## DATASET CONTENT
---*---

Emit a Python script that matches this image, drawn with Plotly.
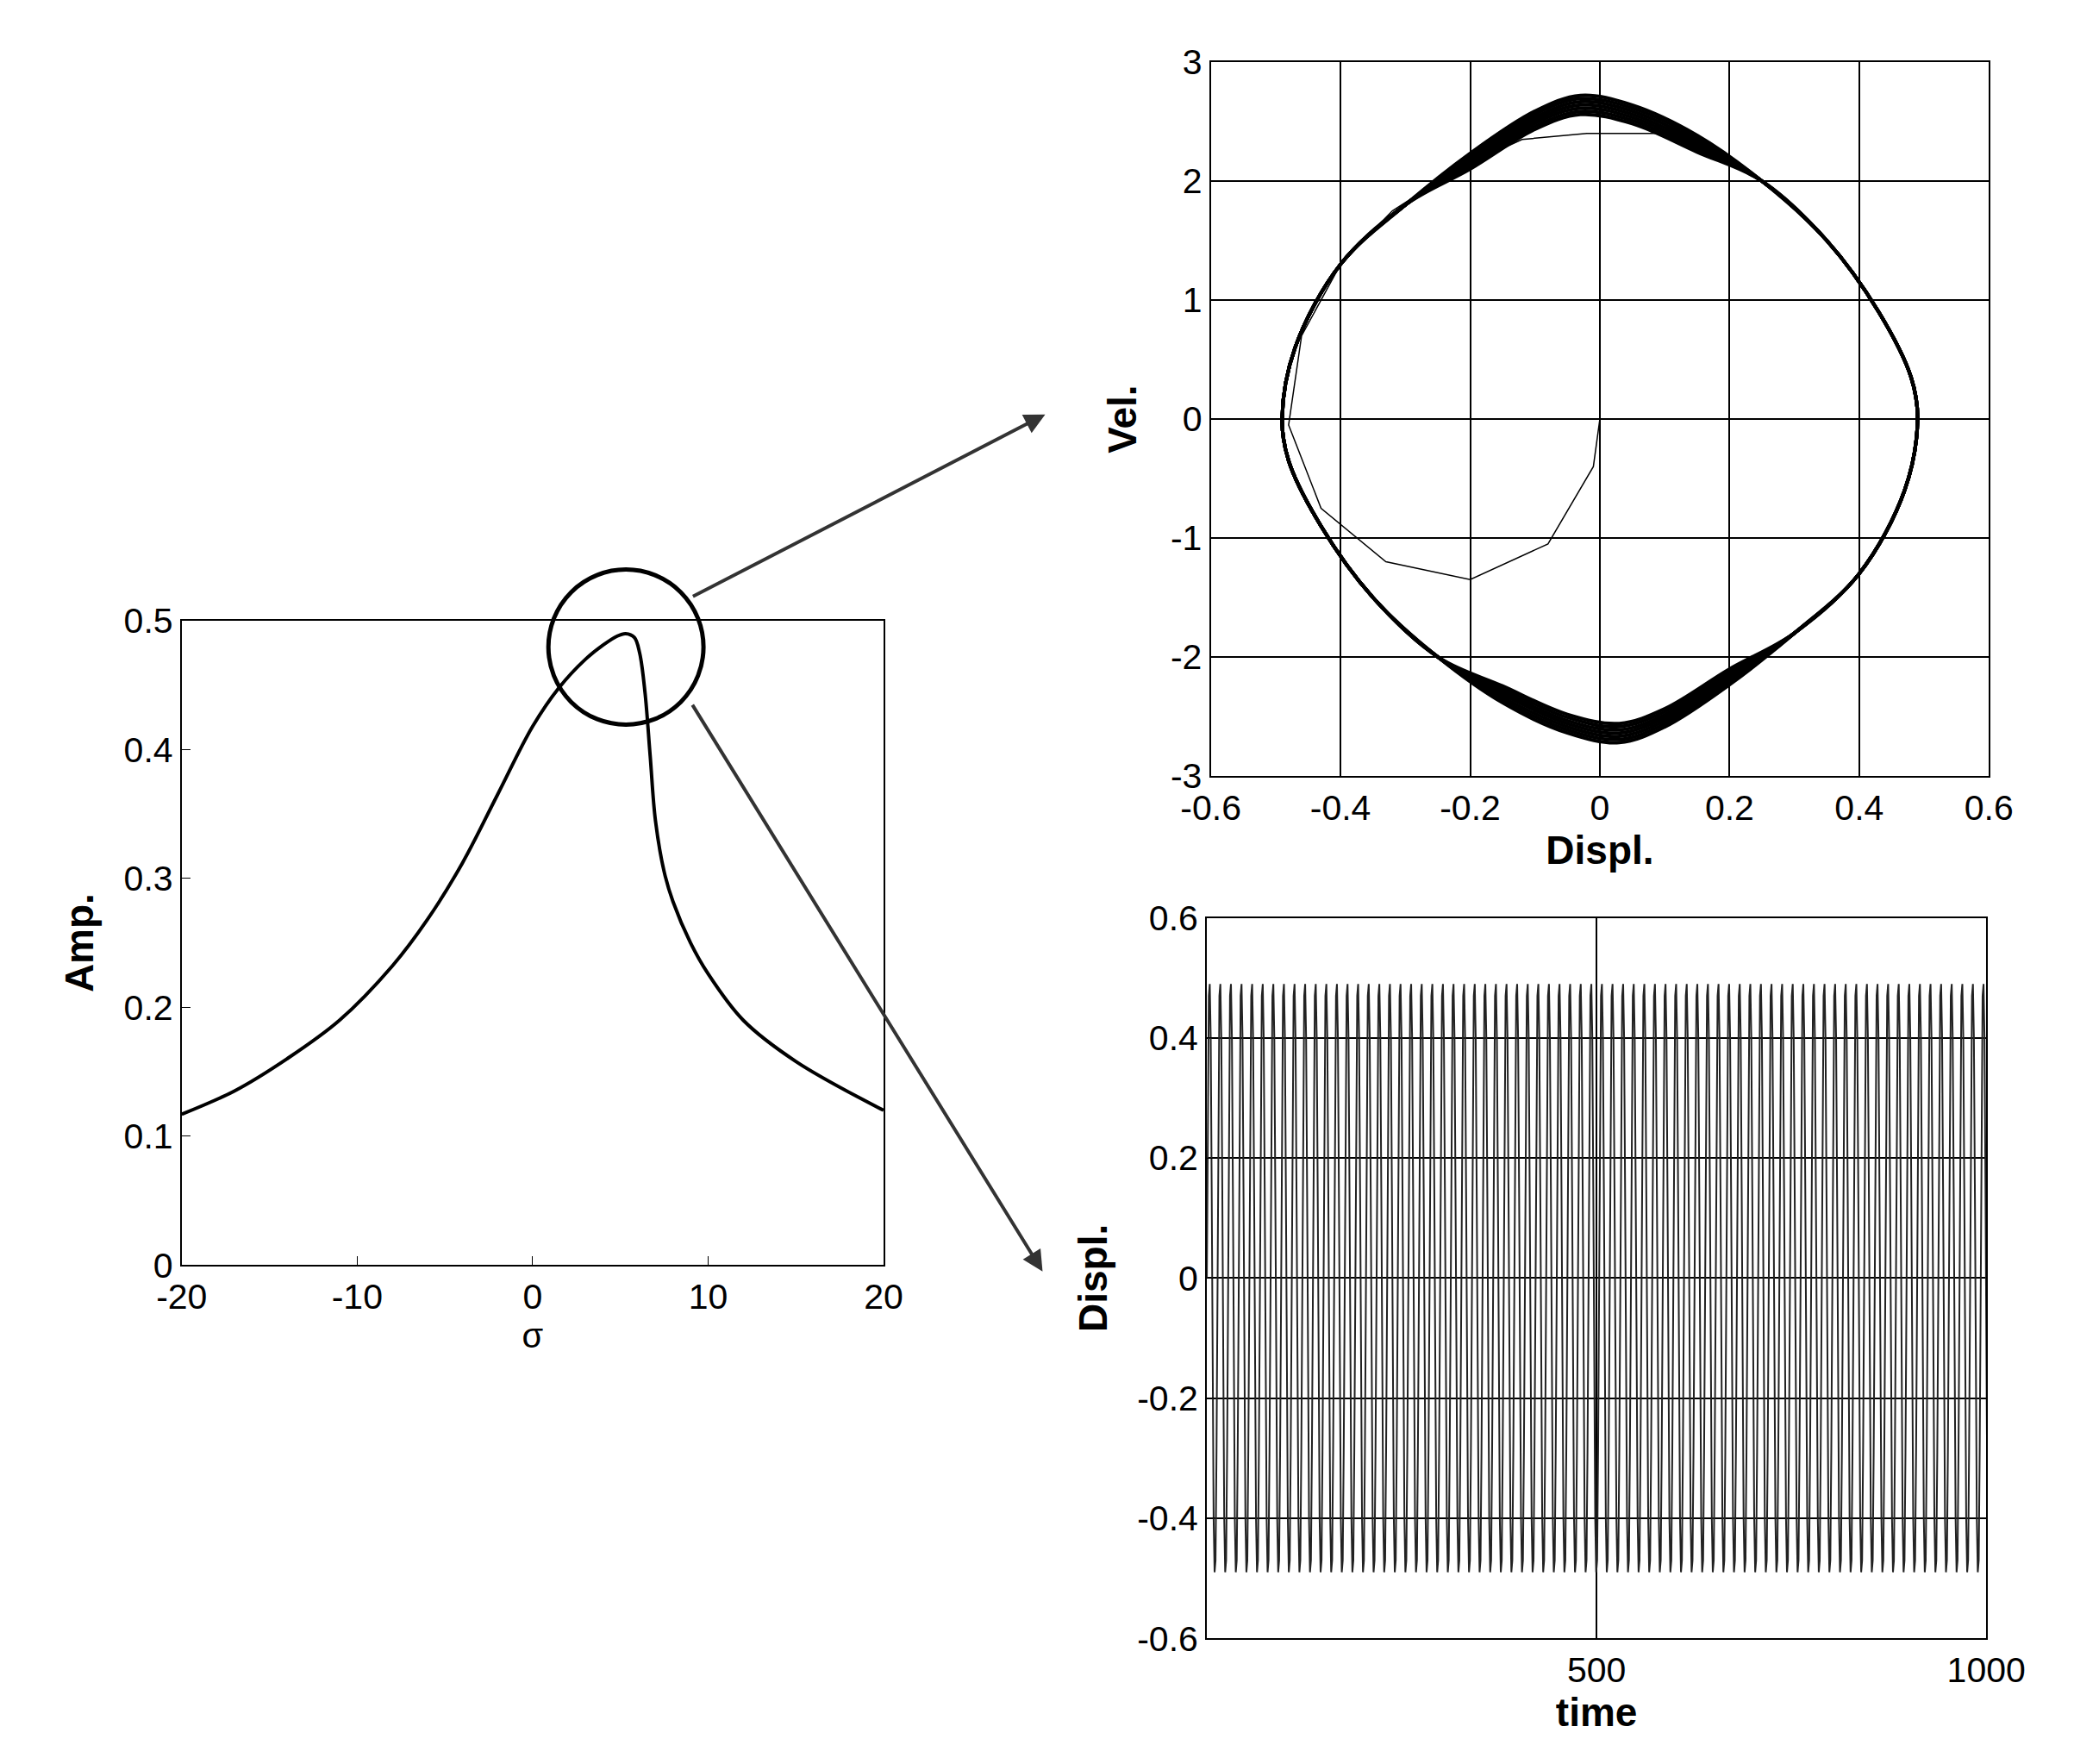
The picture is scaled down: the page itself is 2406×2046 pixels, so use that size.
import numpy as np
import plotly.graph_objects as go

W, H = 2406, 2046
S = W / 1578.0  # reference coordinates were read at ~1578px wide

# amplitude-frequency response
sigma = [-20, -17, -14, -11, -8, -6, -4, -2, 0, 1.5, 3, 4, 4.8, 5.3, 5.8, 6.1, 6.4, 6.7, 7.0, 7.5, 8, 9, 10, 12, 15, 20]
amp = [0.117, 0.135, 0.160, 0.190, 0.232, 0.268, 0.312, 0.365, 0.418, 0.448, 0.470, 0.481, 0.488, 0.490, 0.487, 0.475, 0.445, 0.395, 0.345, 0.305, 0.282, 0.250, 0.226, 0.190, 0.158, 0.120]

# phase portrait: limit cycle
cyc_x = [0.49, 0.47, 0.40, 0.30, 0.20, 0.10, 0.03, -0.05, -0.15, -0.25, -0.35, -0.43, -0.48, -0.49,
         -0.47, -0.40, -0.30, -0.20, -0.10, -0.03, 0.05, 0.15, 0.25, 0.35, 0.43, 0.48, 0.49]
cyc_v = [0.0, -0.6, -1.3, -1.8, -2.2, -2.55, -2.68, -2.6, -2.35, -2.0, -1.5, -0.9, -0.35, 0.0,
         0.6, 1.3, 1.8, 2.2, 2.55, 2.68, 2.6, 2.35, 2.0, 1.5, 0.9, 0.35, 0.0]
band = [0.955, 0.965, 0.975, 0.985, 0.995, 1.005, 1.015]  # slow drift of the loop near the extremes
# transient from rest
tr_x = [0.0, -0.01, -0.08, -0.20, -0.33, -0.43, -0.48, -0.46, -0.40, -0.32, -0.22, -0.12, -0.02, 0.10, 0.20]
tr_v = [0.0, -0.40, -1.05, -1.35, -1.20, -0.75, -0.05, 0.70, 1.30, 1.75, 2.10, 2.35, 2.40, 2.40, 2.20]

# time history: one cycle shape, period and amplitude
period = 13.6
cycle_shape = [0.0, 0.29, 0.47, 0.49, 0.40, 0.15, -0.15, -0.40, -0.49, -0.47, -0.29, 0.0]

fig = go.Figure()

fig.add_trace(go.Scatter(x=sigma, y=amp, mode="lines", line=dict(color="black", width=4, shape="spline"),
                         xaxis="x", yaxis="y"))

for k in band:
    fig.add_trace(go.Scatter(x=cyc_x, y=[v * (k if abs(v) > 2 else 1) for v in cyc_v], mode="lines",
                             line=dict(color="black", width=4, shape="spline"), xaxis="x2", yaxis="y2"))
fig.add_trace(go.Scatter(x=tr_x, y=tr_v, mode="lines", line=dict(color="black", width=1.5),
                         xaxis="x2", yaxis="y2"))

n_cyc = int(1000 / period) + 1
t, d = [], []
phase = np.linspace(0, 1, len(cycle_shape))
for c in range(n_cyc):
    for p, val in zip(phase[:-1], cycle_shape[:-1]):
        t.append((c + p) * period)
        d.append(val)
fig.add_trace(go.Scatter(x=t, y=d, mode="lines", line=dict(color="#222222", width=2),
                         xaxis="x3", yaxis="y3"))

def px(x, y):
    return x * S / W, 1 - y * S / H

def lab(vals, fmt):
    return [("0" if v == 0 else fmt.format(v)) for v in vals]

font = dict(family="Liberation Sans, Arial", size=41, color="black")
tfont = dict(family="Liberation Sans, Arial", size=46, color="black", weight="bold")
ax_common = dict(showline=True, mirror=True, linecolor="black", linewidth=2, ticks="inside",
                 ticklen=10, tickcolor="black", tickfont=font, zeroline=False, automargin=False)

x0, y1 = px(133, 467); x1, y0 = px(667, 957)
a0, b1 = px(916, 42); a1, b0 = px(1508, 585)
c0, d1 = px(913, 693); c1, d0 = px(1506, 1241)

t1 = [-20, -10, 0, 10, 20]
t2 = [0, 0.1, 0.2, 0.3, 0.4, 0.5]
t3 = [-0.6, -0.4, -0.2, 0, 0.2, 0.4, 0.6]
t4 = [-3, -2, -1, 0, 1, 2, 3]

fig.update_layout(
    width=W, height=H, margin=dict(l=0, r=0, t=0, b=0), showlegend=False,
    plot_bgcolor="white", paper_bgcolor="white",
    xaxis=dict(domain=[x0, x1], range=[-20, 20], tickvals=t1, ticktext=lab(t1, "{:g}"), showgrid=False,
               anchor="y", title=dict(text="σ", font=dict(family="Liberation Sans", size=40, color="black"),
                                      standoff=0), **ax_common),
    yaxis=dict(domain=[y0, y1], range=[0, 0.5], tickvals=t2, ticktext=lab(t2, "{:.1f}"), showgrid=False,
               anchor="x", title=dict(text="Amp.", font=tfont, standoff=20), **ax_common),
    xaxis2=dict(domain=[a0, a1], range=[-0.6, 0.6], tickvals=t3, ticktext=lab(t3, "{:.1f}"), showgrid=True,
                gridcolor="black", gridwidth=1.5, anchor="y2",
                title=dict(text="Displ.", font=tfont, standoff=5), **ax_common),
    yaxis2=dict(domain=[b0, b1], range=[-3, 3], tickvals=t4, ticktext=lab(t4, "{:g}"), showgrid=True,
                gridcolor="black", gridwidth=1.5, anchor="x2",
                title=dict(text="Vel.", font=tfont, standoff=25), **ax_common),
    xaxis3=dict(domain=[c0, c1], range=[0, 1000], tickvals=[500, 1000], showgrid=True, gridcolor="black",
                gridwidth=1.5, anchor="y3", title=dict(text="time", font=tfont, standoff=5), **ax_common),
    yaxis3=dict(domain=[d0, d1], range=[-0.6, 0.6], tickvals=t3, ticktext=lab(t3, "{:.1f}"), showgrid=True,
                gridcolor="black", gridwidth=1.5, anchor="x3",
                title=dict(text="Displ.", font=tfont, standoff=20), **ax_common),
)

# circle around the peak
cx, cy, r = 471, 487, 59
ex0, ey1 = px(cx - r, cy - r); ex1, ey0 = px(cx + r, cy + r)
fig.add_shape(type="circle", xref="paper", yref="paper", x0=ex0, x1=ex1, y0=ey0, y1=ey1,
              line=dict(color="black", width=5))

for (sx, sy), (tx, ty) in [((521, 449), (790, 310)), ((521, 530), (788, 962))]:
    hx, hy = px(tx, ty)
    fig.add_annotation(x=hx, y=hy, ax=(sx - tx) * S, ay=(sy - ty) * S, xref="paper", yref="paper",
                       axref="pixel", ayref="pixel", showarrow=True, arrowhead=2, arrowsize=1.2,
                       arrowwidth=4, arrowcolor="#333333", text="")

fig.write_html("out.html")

---*---

## AIM OF THE TASK
Take the line that contains "The picture is", the line that contains "S = W / 1578.0", and all lines between, and give them again exactly; include no other line.

## EXERCISE RESPONSE
The picture is scaled down: the page itself is 2406×2046 pixels, so use that size.
import numpy as np
import plotly.graph_objects as go

W, H = 2406, 2046
S = W / 1578.0  # reference coordinates were read at ~1578px wide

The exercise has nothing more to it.